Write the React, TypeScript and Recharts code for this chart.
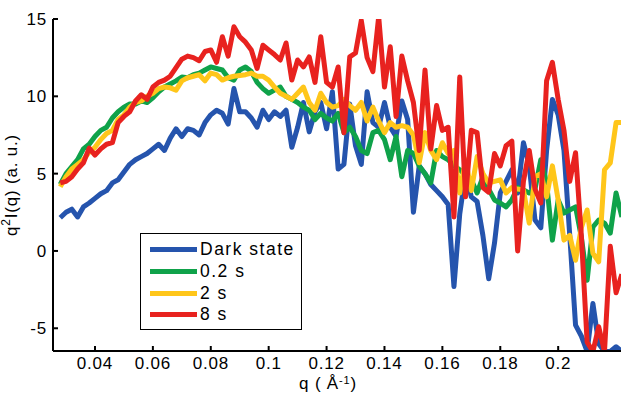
import { LineChart, Line, XAxis, YAxis, Legend } from 'recharts'

const qValues = [
  0.028, 0.03, 0.032, 0.034, 0.036, 0.038, 0.04, 0.042, 0.044, 0.046,
  0.048, 0.05, 0.052, 0.054, 0.056, 0.058, 0.06, 0.062, 0.064, 0.066,
  0.068, 0.07, 0.072, 0.074, 0.076, 0.078, 0.08, 0.082, 0.084, 0.086,
  0.088, 0.09, 0.092, 0.094, 0.096, 0.098, 0.1, 0.102, 0.104, 0.106,
  0.108, 0.11, 0.112, 0.114, 0.116, 0.118, 0.12, 0.122, 0.124, 0.126,
  0.128, 0.13, 0.132, 0.134, 0.136, 0.138, 0.14, 0.142, 0.144, 0.146,
  0.148, 0.15, 0.152, 0.154, 0.156, 0.158, 0.16, 0.162, 0.164, 0.166,
  0.168, 0.17, 0.172, 0.174, 0.176, 0.178, 0.18, 0.182, 0.184, 0.186,
  0.188, 0.19, 0.192, 0.194, 0.196, 0.198, 0.2, 0.202, 0.204, 0.206,
  0.208, 0.21, 0.212, 0.214, 0.216, 0.218, 0.22, 0.222,
]

const darkState = [
  2.15, 2.5, 2.7, 2.2, 2.85, 3.1, 3.4, 3.7, 3.9, 4.4,
  4.6, 5.1, 5.6, 5.9, 6.1, 6.3, 6.6, 6.9, 6.5, 7.3,
  7.9, 7.4, 7.9, 7.8, 7.5, 8.3, 8.8, 9.1, 8.9, 8.2,
  10.5, 9.0, 9.0, 8.6, 8.0, 9.1, 8.5, 9.0, 8.7, 9.1,
  6.7, 8.0, 9.6, 7.7, 9.0, 9.6, 7.9, 10.3, 5.3, 5.6,
  9.5, 6.8, 5.6, 10.3, 8.3, 8.0, 9.6, 8.0, 7.4, 9.7,
  8.5, 2.5, 5.5, 5.0, 4.3, 3.9, 3.5, 3.0, -2.3, 2.4,
  5.0, 3.5, 3.2, 1.0, -1.8, 0.5, 3.75, 4.5, 5.25, 3.75,
  7.0, 5.5, 2.0, 1.5, 6.5, 9.8, 8.8, 6.5, 1.0, -4.8,
  -5.5, -6.5, -3.4, -6.0, -6.5, -6.5, -6.2, -6.5,
]

const s02 = [
  4.3, 5.0, 5.45, 5.9, 6.6, 6.9, 7.4, 7.8, 8.0, 8.6,
  9.0, 9.3, 9.5, 9.5, 9.7, 9.6, 9.9, 10.3, 10.6, 10.8,
  11.0, 11.25, 11.2, 11.4, 11.5, 11.7, 11.9, 11.8, 11.7, 11.2,
  11.05, 11.7, 11.9, 11.6, 10.9, 10.5, 10.2, 10.4, 10.6, 10.0,
  9.8, 9.6, 9.3, 9.1, 8.5, 8.9, 8.6, 8.4, 8.9, 7.65,
  8.0, 7.4, 6.5, 6.3, 7.65, 7.8, 7.2, 5.9, 7.4, 4.8,
  6.5, 6.3, 5.5, 5.0, 4.4, 6.5, 6.1, 5.9, 5.5, 5.25,
  4.9, 4.6, 3.75, 4.8, 4.0, 3.3, 3.1, 2.85, 3.3, 4.1,
  3.95, 3.75, 4.0, 5.9, 4.4, 0.7, 3.3, 2.45, 2.65, 2.85,
  0.9, -1.9, 1.55, 2.0, 1.8, 1.15, 3.75, 2.2,
]

const s2 = [
  4.15, 4.8, 5.3, 5.6, 5.9, 6.4, 6.7, 7.2, 7.6, 7.8,
  8.5, 8.8, 9.3, 9.6, 9.7, 10.0, 10.2, 10.5, 10.6, 10.55,
  10.4, 11.0, 11.2, 11.3, 11.4, 11.0, 11.5, 11.4, 11.05, 11.2,
  11.3, 11.35, 11.4, 11.5, 11.3, 11.3, 11.05, 10.6, 10.2, 10.0,
  9.8, 10.2, 10.6, 9.6, 9.1, 10.2, 9.6, 9.3, 9.4, 9.8,
  9.4, 9.1, 9.6, 8.4, 9.3, 8.4, 7.65, 8.3, 8.0, 8.1,
  8.0, 7.5, 5.7, 7.65, 6.5, 5.9, 7.0, 6.3, 6.5, 3.75,
  5.9, 3.9, 6.1, 5.0, 4.4, 4.5, 4.6, 3.75, 4.1, 4.0,
  3.95, 1.8, 4.8, 5.0, 3.5, 5.5, 3.3, 0.7, 1.0, -0.6,
  1.5, 2.65, -0.15, -0.7, 5.25, 5.7, 8.3, 8.3,
]

const s8 = [
  4.4, 4.5, 4.8, 5.3, 5.7, 6.65, 6.2, 6.6, 6.9, 7.0,
  8.3, 8.7, 9.0, 9.7, 10.1, 9.8, 10.6, 10.9, 11.05, 11.3,
  11.85, 12.4, 12.6, 12.5, 12.3, 12.9, 13.0, 12.2, 13.85, 12.6,
  14.5, 13.85, 13.5, 13.0, 11.8, 13.3, 13.0, 12.7, 12.35, 13.45,
  11.05, 12.35, 11.9, 12.55, 10.9, 13.85, 10.9, 10.6, 11.9, 7.65,
  12.55, 12.8, 14.9, 12.5, 11.6, 15.15, 10.6, 13.2, 8.7, 12.6,
  11.0, 9.6, 6.5, 11.7, 6.6, 9.4, 7.8, 8.0, 2.2, 11.25,
  3.5, 7.8, 7.65, 4.1, 3.8, 6.3, 5.5, 6.8, 7.1, 0.0,
  4.5, 6.5, 4.0, 3.1, 11.0, 12.2, 9.8, 7.8, 4.5, 6.35,
  1.0, -5.9, -6.5, -4.9, -6.5, 0.3, -2.7, -1.5,
]

const xTicks = [0.04, 0.06, 0.08, 0.1, 0.12, 0.14, 0.16, 0.18, 0.2]
const yTicks = [-5, 0, 5, 10, 15]

const SERIES = [
  { key: 'dark', name: 'Dark state', color: '#2554ad' },
  { key: 's02', name: '0.2 s', color: '#0fa24a' },
  { key: 's2', name: '2 s', color: '#ffc61a' },
  { key: 's8', name: '8 s', color: '#e8221f' },
]

const data = qValues.map((q, i) => ({
  q,
  dark: darkState[i],
  s02: s02[i],
  s2: s2[i],
  s8: s8[i],
}))

const FONT = '"Liberation Sans", Arial, sans-serif'
const tickStyle = { fontSize: 17, fontFamily: FONT, fill: '#000', letterSpacing: 0.8 }

function LegendBox() {
  return (
    <div
      style={{
        border: '1px solid #000',
        background: '#fff',
        padding: '5px 6px 3px 9px',
        fontFamily: FONT,
        fontSize: 17.5,
        letterSpacing: 1.5,
        color: '#000',
        width: 145,
      }}
    >
      {SERIES.map((s) => (
        <div key={s.key} style={{ display: 'flex', alignItems: 'center', height: 21.7 }}>
          <div style={{ width: 47, height: 5, background: s.color, marginRight: 3 }} />
          <span style={{ whiteSpace: 'nowrap' }}>{s.name}</span>
        </div>
      ))}
    </div>
  )
}

export default function App() {
  return (
    <div style={{ position: 'absolute', left: 0, top: 0, background: '#fff' }}>
      <LineChart width={621} height={396} data={data} margin={{ top: 19, right: 0, bottom: 0, left: 0 }}>
        <XAxis
          dataKey="q"
          type="number"
          domain={[0.0255, 0.2217]}
          allowDataOverflow
          ticks={xTicks}
          tickFormatter={(v: number) => String(+v.toFixed(2))}
          height={45}
          tickSize={-5}
          tickMargin={11}
          axisLine={{ stroke: '#000', strokeWidth: 2 }}
          tickLine={{ stroke: '#000', strokeWidth: 2 }}
          tick={tickStyle}
          label={{
            content: () => (
              <text x={328} y={389} textAnchor="middle" fontFamily={FONT} fontSize={17} letterSpacing={0.8} fill="#000">
                q ( Å<tspan dy={-5} fontSize={11}>-1</tspan>
                <tspan dy={5}>)</tspan>
              </text>
            ),
          }}
        />
        <YAxis
          type="number"
          domain={[-6.47, 15]}
          allowDataOverflow
          ticks={yTicks}
          width={53}
          tickSize={-5}
          tickMargin={11}
          axisLine={{ stroke: '#000', strokeWidth: 2 }}
          tickLine={{ stroke: '#000', strokeWidth: 2 }}
          tick={tickStyle}
          label={{
            content: () => (
              <text
                transform="translate(17, 185) rotate(-90)"
                textAnchor="middle"
                fontFamily={FONT}
                fontSize={17}
                letterSpacing={0.8}
                fill="#000"
              >
                q<tspan dy={-7} fontSize={12}>2</tspan>
                <tspan dy={7}>I(q) (a. u.)</tspan>
              </text>
            ),
          }}
        />
        <Legend
          layout="vertical"
          align="center"
          verticalAlign="middle"
          wrapperStyle={{ left: 140, top: 233, width: 'auto', height: 'auto' }}
          content={() => <LegendBox />}
        />
        {SERIES.map((s) => (
          <Line
            key={s.key}
            dataKey={s.key}
            name={s.name}
            type="linear"
            stroke={s.color}
            strokeWidth={5}
            strokeLinejoin="round"
            dot={false}
            activeDot={false}
            isAnimationActive={false}
          />
        ))}
      </LineChart>
    </div>
  )
}
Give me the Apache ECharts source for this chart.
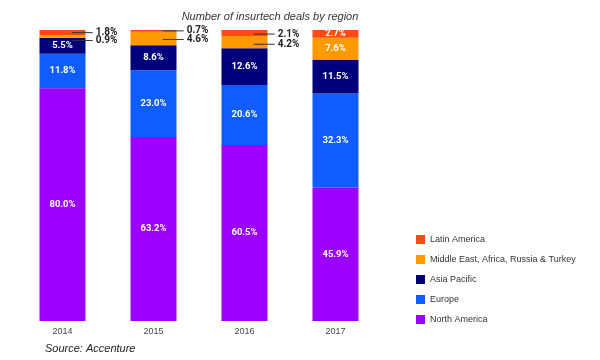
<!DOCTYPE html>
<html><head><meta charset="utf-8">
<script src="https://cdn.jsdelivr.net/npm/echarts@6/dist/echarts.min.js"></script>
<style>html,body{margin:0;padding:0;background:#fff}#c{width:600px;height:360px}</style>
</head><body><div id="c"></div>
<script>
const years = ['2014', '2015', '2016', '2017'];
const northAmerica = [80.0, 63.2, 60.5, 45.9];
const europe = [11.8, 23.0, 20.6, 32.3];
const asiaPacific = [5.5, 8.6, 12.6, 11.5];
const middleEast = [0.9, 4.6, 4.2, 7.6];
const latinAmerica = [1.8, 0.7, 2.1, 2.7];
const seriesNames = ['North America', 'Europe', 'Asia Pacific', 'Middle East, Africa, Russia & Turkey', 'Latin America'];

const colors = ['#9c00ff', '#0f5cff', '#00007c', '#ff9900', '#ff4a14'];
const allValues = [northAmerica, europe, asiaPacific, middleEast, latinAmerica];
// outside labels (with leader line) for the small top segments of 2014-2016; value: vertical offset
const outside = {
  3: {0: 4, 1: 1, 2: 2},
  4: {0: 0, 1: 0, 2: 1}
};

const series = allValues.map((vals, si) => ({
  name: seriesNames[si],
  type: 'bar',
  stack: 'total',
  barWidth: 46,
  itemStyle: {color: colors[si]},
  data: vals.map((v, i) => {
    const item = {value: v};
    if (outside[si] && outside[si][i] !== undefined) {
      item.label = {
        show: true,
        position: ['70%', '50%'],
        offset: [0, outside[si][i]],
        align: 'left',
        verticalAlign: 'middle',
        color: '#222',
        formatter: p => '{ln|}{t|' + p.value.toFixed(1) + '%}',
        rich: {
          ln: {width: 21, height: 1, backgroundColor: '#333'},
          t: {color: '#222', fontWeight: 'bold', fontSize: 10, fontFamily: 'Roboto', padding: [0, 0, 0, 3]}
        }
      };
    }
    return item;
  }),
  label: {
    show: true,
    position: 'inside',
    color: '#fff',
    fontWeight: 'bold',
    fontSize: 9.5,
    fontFamily: 'Roboto',
    formatter: p => p.value.toFixed(1) + '%'
  }
}));

const chart = echarts.init(document.getElementById('c'), null, {renderer: 'canvas'});
chart.setOption({
  animation: false,
  title: [
    {text: 'Number of insurtech deals by region', left: 265, textAlign: 'center', top: 6,
     textStyle: {fontSize: 11, fontStyle: 'italic', fontWeight: 'normal', color: '#333', fontFamily: 'Liberation Sans'}},
    {text: 'Source: Accenture', left: 40, top: 338,
     textStyle: {fontSize: 11, fontStyle: 'italic', fontWeight: 'normal', color: '#222', fontFamily: 'Liberation Sans'}}
  ],
  legend: {
    orient: 'vertical', left: 411, top: 230,
    itemWidth: 9, itemHeight: 9, itemGap: 11,
    icon: 'rect',
    data: seriesNames.slice().reverse(),
    textStyle: {fontSize: 9, color: '#333', fontFamily: 'Liberation Sans'}
  },
  grid: {left: 17, right: 219, top: 30, bottom: 39},
  xAxis: {
    type: 'category', data: years,
    axisLine: {show: false}, axisTick: {show: false},
    axisLabel: {fontSize: 9, color: '#444', margin: 6, fontFamily: 'Liberation Sans'}
  },
  yAxis: {type: 'value', min: 0, max: 100, show: false, splitLine: {show: false}},
  series: series
});
</script></body></html>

[What you are asked to do] Where a line above includes "this", copy that line.

[Complete output]
Write the React, TypeScript and Recharts code for this chart.
Give me the Apache ECharts source for this chart.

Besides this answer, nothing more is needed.